Business News

Intergen report prompts super policy changes

The “2015 Intergenerational Report” has reinforced the urgency around improving policy frameworks for superannuation, as current measures will not sustain the enormous demographic shift facing Australia, industry participants have said.

The report, released on 5 March, predicted that by 2054/55 there would be 7 million Australians aged 65 to 84, compared to about 3.1 million today.

Furthermore, life expectancy at birth is projected to increase from 91.5 years in 2015 to 95.1 years in 2055 for men, and from 93.6 years in 2015 to 96.6 years for women.

SMSF Owners’ Alliance executive director Duncan Fairweather said the report underlined the importance of the announced policy measures, or others of equivalent impact, being legislated.

“If [the government’s] expenditure problem is not fixed, future generations will not only have to fund their own government services, they will be funding the services used by Australians today,” Fairweather said.

“In relation to the retirement system and superannuation, it is disappointing that the majority of reforms regarding the age pension entitlement remain unimplemented as our modelling last year showed the dramatic impact these would have on people’s savings and the federal budget.

“We recognise that the super system has yet to mature, but nonetheless we do not believe that the current system is the best one in the long term for all Australians.”

SMSF Association chief executive Andrea Slattery said the ageing population would create fiscal challenges for future governments in dealing with a society that potentially had lower workforce participation and a higher dependency ratio of retirees to tax-paying workers.

“[The report] certainly reinforces the association’s message that now is the right time to have an informed debate about creating the right settings in our super system to encourage people to forgo income today to have financial security in retirement,” Slattery said.

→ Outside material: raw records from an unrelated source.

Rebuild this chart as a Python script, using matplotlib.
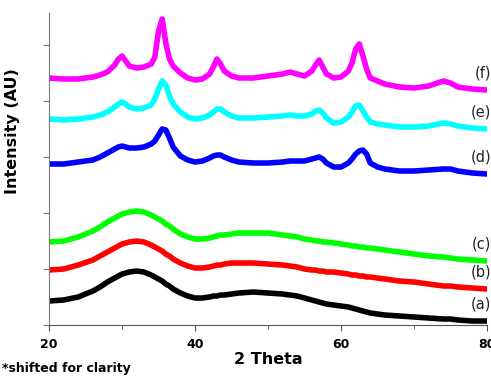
import numpy as np
import matplotlib
matplotlib.use("Agg")
import matplotlib.pyplot as plt
from matplotlib.ticker import MultipleLocator

# 2 theta grid (deg) and intensities (AU, already shifted for clarity)
two_theta = [20, 22, 24, 26, 27, 28, 29, 29.5, 30, 30.5,
             31, 32, 33, 34, 34.5, 35, 35.5, 36, 36.5, 37,
             38, 39, 40, 41, 42, 42.5, 43, 43.5, 44, 45,
             46, 48, 50, 52, 53, 54, 55, 56, 56.5, 57,
             57.5, 58, 59, 60, 61, 61.5, 62, 62.5, 63, 63.5,
             64, 65, 66, 68, 70, 72, 74, 75, 76, 78,
             80]

int_a = [24, 25, 28, 34, 38, 43, 47, 49, 51, 52,
         53, 54, 53, 50, 48, 46, 44, 41, 39, 36,
         32, 29, 27, 27, 28, 29, 29, 30, 30, 31,
         32, 33, 32, 31, 30, 29, 27, 25, 24, 23,
         22, 21, 20, 19, 18, 17, 16, 15, 14, 13,
         12, 11, 10, 9, 8, 7, 6, 6, 5, 4,
         4]
int_b = [55, 56, 60, 65, 69, 73, 77, 79, 81, 82,
         83, 84, 83, 80, 78, 76, 74, 71, 69, 66,
         62, 59, 57, 57, 58, 59, 60, 60, 61, 62,
         62, 62, 61, 60, 59, 58, 56, 55, 55, 54,
         54, 53, 53, 52, 51, 50, 50, 49, 49, 48,
         48, 47, 46, 44, 43, 41, 39, 39, 38, 37,
         36]
int_c = [83, 84, 88, 94, 98, 103, 107, 109, 111, 112,
         113, 114, 113, 110, 108, 106, 104, 101, 99, 96,
         91, 88, 86, 86, 87, 88, 89, 90, 90, 91,
         92, 92, 92, 90, 89, 88, 86, 85, 84, 84,
         83, 83, 82, 81, 80, 79, 79, 78, 78, 77,
         77, 76, 75, 73, 71, 69, 68, 67, 66, 65,
         64]
int_d = [161, 161, 163, 165, 168, 172, 176, 178, 179, 178,
         177, 177, 178, 181, 184, 190, 196, 195, 187, 178,
         169, 165, 163, 164, 167, 169, 170, 170, 168, 165,
         163, 162, 162, 163, 164, 164, 164, 166, 167, 168,
         166, 162, 158, 158, 162, 166, 171, 174, 175, 171,
         162, 158, 156, 154, 154, 155, 156, 156, 154, 152,
         151]
int_e = [206, 205, 206, 208, 210, 213, 218, 221, 223, 221,
         218, 216, 217, 220, 226, 236, 244, 240, 229, 221,
         213, 208, 206, 207, 210, 213, 216, 216, 213, 209,
         207, 207, 208, 209, 210, 209, 209, 211, 214, 215,
         212, 207, 202, 203, 208, 213, 219, 220, 214, 208,
         203, 201, 200, 198, 198, 199, 202, 201, 199, 197,
         196]
int_f = [247, 246, 246, 248, 250, 253, 260, 266, 269, 264,
         259, 257, 258, 261, 268, 294, 306, 282, 266, 259,
         252, 247, 245, 246, 251, 258, 266, 261, 254, 249,
         247, 247, 249, 251, 253, 251, 249, 254, 260, 265,
         258, 251, 247, 248, 254, 262, 276, 281, 269, 256,
         247, 244, 241, 238, 237, 239, 244, 242, 238, 236,
         235]

series = [int_a, int_b, int_c, int_d, int_e, int_f]
labels = ["(a)", "(b)", "(c)", "(d)", "(e)", "(f)"]
colors = ["black", "#ff0000", "#00ff00", "#0000ff", "#00ffff", "#ff00ff"]

fig = plt.figure(figsize=(4.91, 3.76), dpi=100)
ax = fig.add_axes([0.0998, 0.1356, 0.8922, 0.8298])

for y, lab, c in zip(series, labels, colors):
    ax.plot(two_theta, y, color=c, lw=4, solid_joinstyle="round")
    ax.text(80.6, y[-1] + 17, lab, ha="right", va="center", fontsize=10.5,
            color="#222222", clip_on=False)

ax.set_xlim(20, 80)
ax.set_ylim(0, 312)
ax.xaxis.set_major_locator(MultipleLocator(20))
ax.xaxis.set_minor_locator(MultipleLocator(10))
ax.yaxis.set_major_locator(MultipleLocator(56))
ax.set_yticklabels([])
ax.tick_params(axis="y", length=4, color="#777777")
ax.tick_params(axis="x", which="major", length=4, color="#555555", labelsize=9, pad=5)
ax.tick_params(axis="x", which="minor", length=3, color="#555555")
for t in ax.get_xticklabels():
    t.set_fontweight("bold")

ax.spines["top"].set_visible(False)
ax.spines["right"].set_visible(False)
ax.spines["left"].set_color("#777777")
ax.spines["bottom"].set_color("#555555")

ax.set_xlabel("2 Theta", fontsize=11.5, fontweight="bold")
ax.xaxis.set_label_coords(0.5, -0.085)
ax.set_ylabel("Intensity (AU)", fontsize=11.5, fontweight="bold")
ax.yaxis.set_label_coords(-0.066, 0.62)
fig.text(0.004, 0.01, "*shifted for clarity", fontsize=9, fontweight="bold")

fig.savefig("out.png", dpi=100)
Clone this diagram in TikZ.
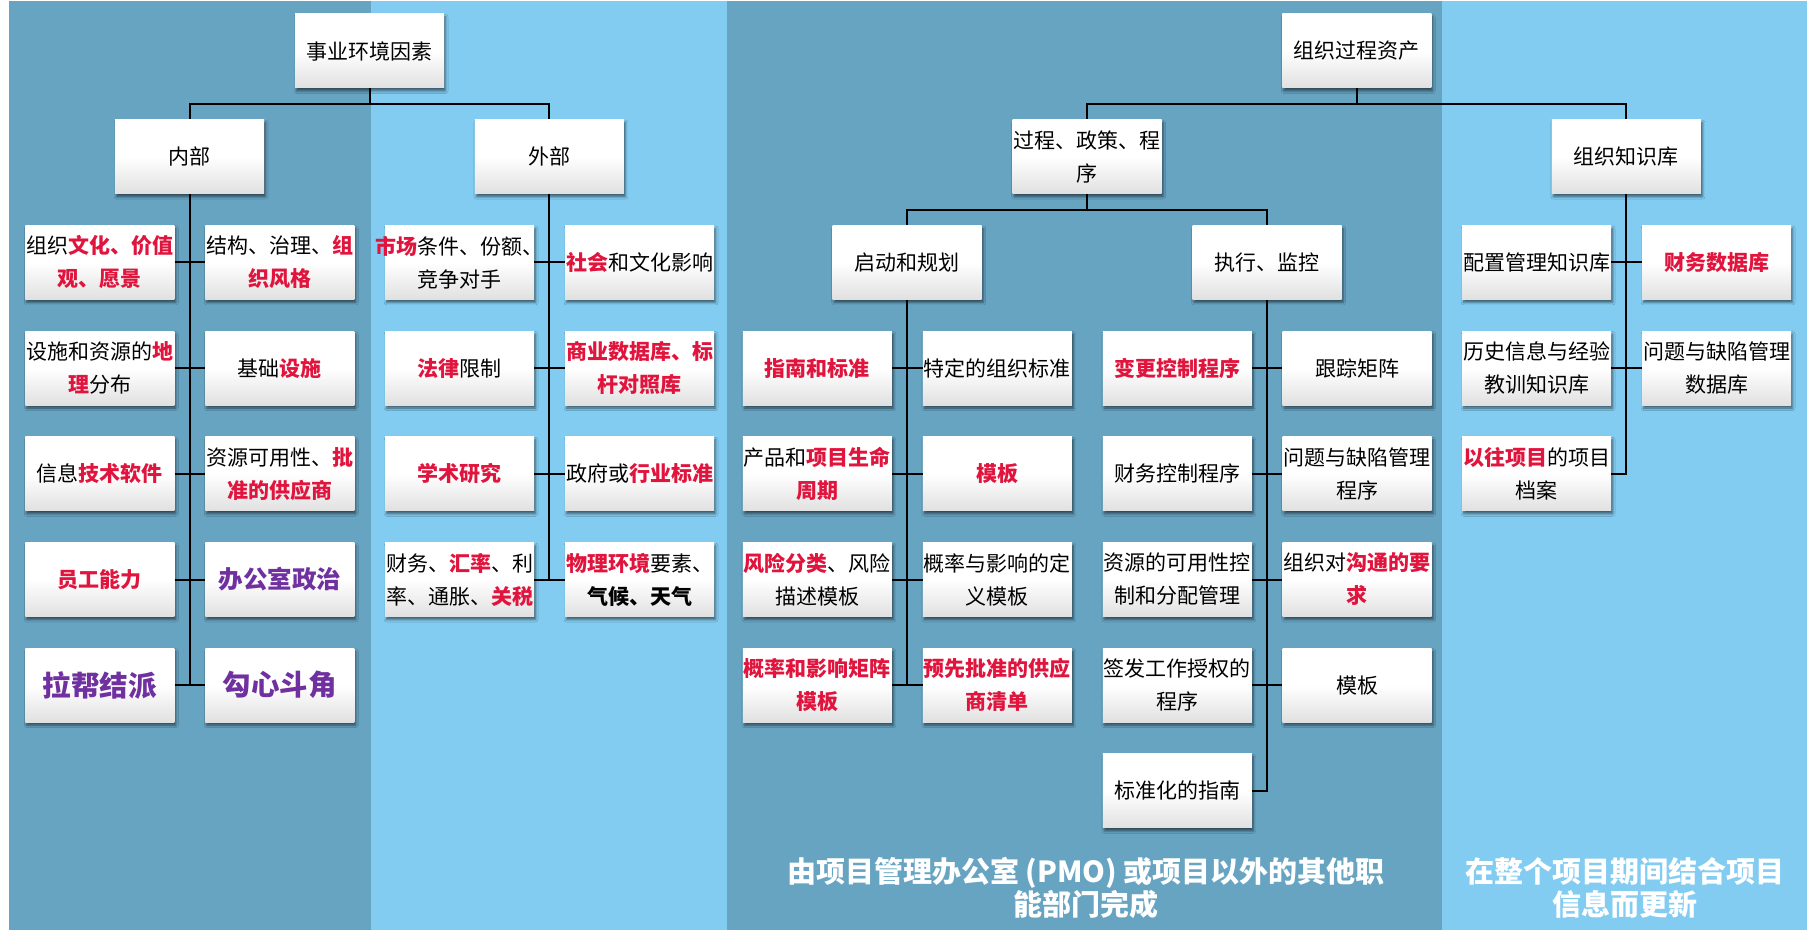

The SMSF sector demonstrated what could be achieved in terms of retirees acting responsibly, with 93 per cent in the drawdown phase opting to take their savings through an income stream, she said.

“However, there is much more to be done to encourage lesser dependence on the age pension as the report projected only a small reduction in reliance on the pension,” she said.

Xpress Super and SuperGuardian chief executive Olivia Long said the report emphasised the need for a bipartisan approach across the political divide in order to achieve the right policy settings.
“And, as far as possible, remove super from the political cycle,” Long said.

“Quite clearly we cannot afford to wait 40 years to tackle an issue that is on our doorstep now.”